Guo Hongjing, Tao Chuanqi, Huang Zhiqiu. Surprise Adequacy-Guided Deep Neural Network Test Inputs Generation[J]. Journal of Computer Research and Development, 2024, 61(4): 1003-1017. DOI: 10.7544/issn1000-1239.202220745
Surprise Adequacy-Guided Deep Neural Network Test Inputs Generation

Funds: This work was supported by the Key Program of the National Natural Science Foundation of China (U224120044), the National Natural Science Foundation of China (62202223), the Natural Science Foundation of Jiangsu Province (BK20220881), the Open Fund Project of the State Key Laboratory for Novel Software Technology (KFKT2021B32), and the Fundamental Research Funds for the Central Universities (NT2022027).
  • Author Bio:

    Guo Hongjing: born in 1996. PhD candidate. Student member of CCF. Her main research interest includes intelligent software testing

    Tao Chuanqi: born in 1984. PhD, associate professor. Senior member of CCF. His main research interests include intelligent software development and quality assurance of intelligent software

    Huang Zhiqiu: born in 1965. PhD, professor. Distinguished member of CCF. His main research interests include software quality assurance, system safety, and formal methods

  • Received Date: August 23, 2022
  • Revised Date: August 14, 2023
  • Available Online: January 24, 2024
  • Due to the complexity and uncertainty of deep neural network (DNN) models, generating test inputs to comprehensively test general and corner case behaviors of DNN models is of great significance for ensuring model quality.
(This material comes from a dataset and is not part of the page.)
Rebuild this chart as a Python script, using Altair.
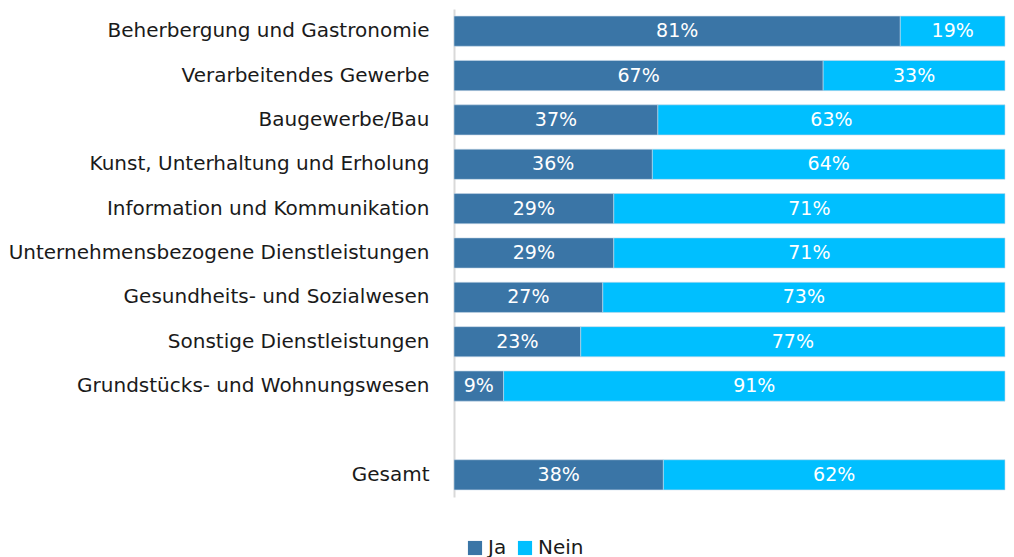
import altair as alt
import pandas as pd

categories = [
    "Beherbergung und Gastronomie",
    "Verarbeitendes Gewerbe",
    "Baugewerbe/Bau",
    "Kunst, Unterhaltung und Erholung",
    "Information und Kommunikation",
    "Unternehmensbezogene Dienstleistungen",
    "Gesundheits- und Sozialwesen",
    "Sonstige Dienstleistungen",
    "Grundstücks- und Wohnungswesen",
    "Gesamt",
]
ja = [81, 67, 37, 36, 29, 29, 27, 23, 9, 38]
nein = [19, 33, 63, 64, 71, 71, 73, 77, 91, 62]
series = ["Ja", "Nein"]
colors = ["#3A75A6", "#00BFFF"]

rows = []
for c, j, n in zip(categories, ja, nein):
    rows.append({"cat": c, "series": "Ja", "start": 0, "end": j, "val": j})
    rows.append({"cat": c, "series": "Nein", "start": j, "end": j + n, "val": n})
df = pd.DataFrame(rows)
df["mid"] = (df["start"] + df["end"]) / 2
df["label"] = df["val"].astype(str) + "%"

domain = categories[:9] + [" "] + categories[9:]

FONT = "DejaVu Sans"
FS = 20

y = alt.Y("cat:N", scale=alt.Scale(domain=domain, paddingInner=0.32, paddingOuter=0.16),
          axis=alt.Axis(title=None, labelFontSize=FS, labelColor="#1a1a1a", labelFont=FONT,
                        ticks=False, labelPadding=25, domainColor="#d9d9d9", domainWidth=2,
                        labelLimit=500))

bars = alt.Chart(df).mark_bar(stroke="#c8d8e8", strokeWidth=0.6).encode(
    y=y,
    x=alt.X("start:Q", scale=alt.Scale(domain=[0, 100], nice=False), axis=None),
    x2="end:Q",
    color=alt.Color("series:N", scale=alt.Scale(domain=series, range=colors),
                    legend=alt.Legend(title=None, orient="none", legendX=11, legendY=529,
                                      direction="horizontal", symbolType="square",
                                      symbolSize=200, symbolStrokeWidth=0,
                                      labelFontSize=FS, labelFont=FONT, labelColor="#1a1a1a",
                                      columnPadding=8, labelOffset=3)),
)

text = alt.Chart(df).mark_text(color="white", fontSize=FS - 1, font=FONT).encode(
    y=alt.Y("cat:N", scale=alt.Scale(domain=domain)),
    x=alt.X("mid:Q"),
    text="label:N",
)

chart = (bars + text).properties(
    width=551, height=488,
    padding={"left": 0, "top": 1, "right": 0, "bottom": 0},
).configure(font=FONT).configure_view(stroke=None)

chart.save("out.html", embed_options={"renderer": "svg", "actions": False})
Current research primarily focuses on designing coverage criteria and utilizing fuzzing testing technique to generate test inputs, thereby improving test adequacy. However, few studies have taken into consideration the diversity and individual fault-revealing ability of test inputs. Surprise adequacy quantifies the neuron activation differences between a test input and the training set. It is an important metric to measure test adequacy, which has not been leveraged for test input generation. Therefore, we propose a surprise adequacy-guided test input generation approach. Firstly, the approach selects important neurons that contribute more to decision-making. Activation values of these neurons are used as features to improve the surprise adequacy metric. Then, seed test inputs are selected with error-revealing capability based on the improved surprise adequacy measurements. Finally, the approach utilizes the idea of coverage-guided fuzzing testing to jointly optimize the surprise adequacy value of test inputs and the prediction probability differences among classes. The gradient ascent algorithm is adopted to calculate the perturbation and iteratively generate test inputs. Empirical studies on 5 DNN models covering 4 different image datasets demonstrate that the improved surprise adequacy metric effectively captures surprising test inputs and reduces the time cost of the calculation. Concerning test input generation, compared with DeepGini and RobOT, the follow-up test set generated by using the proposed seed input selection strategy exhibits the highest surprise coverage improvement of 5.9% and 15.9%, respectively. Compared with DLFuzz and DeepXplore, the proposed approach achieves the highest surprise coverage improvement of 26.5% and 33.7%, respectively.